IV. Dispute Resolution Procedures

Utility tariffs currently provide that disputes with regard to interconnections be negotiated between the DG and the utility and then become subject to the Commission's "consumer complaint" process. Tecogen, Inc.
comments that in its experience, this process is slow, frustrating and uncertain.

The members of the Rule 21 Working Group recommended a process for mediating disputes. Generally, upon notice of a dispute regarding the application of Rule 21, each party would designate a representative with authority to make decisions and one with technical expertise. If parties cannot resolve their dispute within 45 days, they would either (1) continue negotiations or (2) make a written request to the Energy Division for mediation within 45 days. If the dispute is not resolved within 90 days from the date of the notice, either party could file a formal complaint with the Commission.

Members of the Working Group disagreed on three issues:

1. Whether the utility should be required to provide a technical explanation for its decision on an interconnection issue. PG&E believes it should only have to invoke system safety and reliability concerns.

2. Whether the resolution of the dispute should constitute precedent for future disputes with similar facts. PG&E doesn't believe this requirement is realistic because other projects will have distinguishable facts.

3. Whether the outcomes of the disputes should be made publicly available. PG&E argues that it does not release customer information without the permission of the customer and that the recommendation is contrary to the Commission's Rule 51, which requires confidentiality with regard to settlement negotiations.

The CEC generally supports the Working Group's recommendations. It suggests the parties to the dispute be provided five business days to notify each other of representatives for resolving the dispute. We agree with the CEC's recommendation and will adopt it.

The CEC defers to the Commission on where it will find mediators for an informal resolution process, whether in the Energy Division or elsewhere. We agree with the CEC that the tariffs should not identify any particular organization at the Commission since the Commission's management of its staff resources must change from time to time. We will direct the tariffs to require that the parties either request an informal mediation from the Commission's Chief ALJ or by mutual consent, an outside third-party mediator.

The CEC agrees that the utility should be required to provide a technical justification for decisions that affect project interconnections. We share the CEC's concern that without such a requirement, the DG community cannot make sound business judgments, for example, in determining how to cure a problem. Moreover, the information is critical in any dispute resolution process and in order for the utility to avoid arbitrary decisions about DG interconnections. We will direct the utilities to provide, at the request of the DG interconnection applicant, written justification for any interconnection requirement, which shall provide relevant detail about how the interconnection may compromise the utility system or public safety, or compromise regulatory requirements. As SCE suggests, the utility's concern may relate to regulatory issues and the tariff language should recognize this may be the subject of the utility's interconnection requirements.

The CEC expresses concern about public disclosure of information relating to dispute resolution.
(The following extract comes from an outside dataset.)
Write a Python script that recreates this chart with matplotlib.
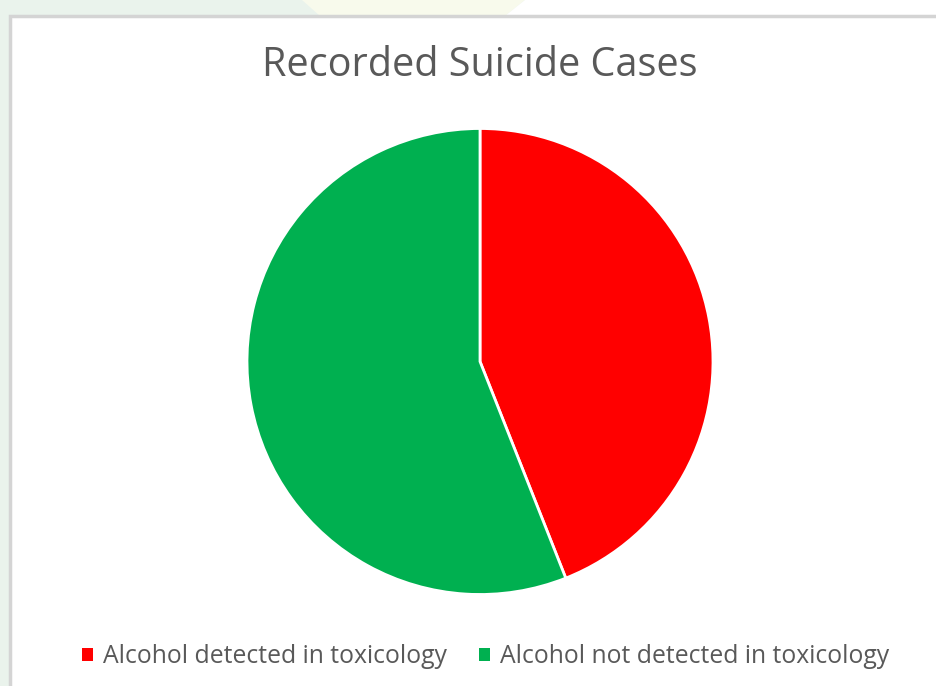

While a dispute resolution process involving mediation will of necessity require the exchange and protection of confidential information during mediation, the outcome of the dispute resolution process, i.e., the agreement reached, must be public to the extent it does not disclose legitimately confidential information, such as trade secrets. Public disclosure of the technical aspects of the parties' resolution could be valuable to other interconnection applicants and ultimately to the utilities as future interconnection processes are informed by some previous ones. We will ask the CEC, or a designated utility, to maintain such information on its website. The information should be published where it is provided by the interconnection applicant or where the applicant agrees that the utility may disclose it, and where it does not disclose technical or customer-related information the utility or the customer designates as confidential. We encourage the Working Group to refine this procedure and the types of information that should be included at the website, as the CEC suggests.

We believe that public disclosure of the resolution of a dispute, combined with written justifications for a utility's interconnection requirements and a mediation procedure, will promote consistent utility decision-making with regard to interconnection requirements. Accordingly, we do not have to address the proposal that the utilities consider as precedent the resolution of a dispute.

We will direct the utilities to submit tariff changes consistent with the foregoing and following consultation with the Working Group.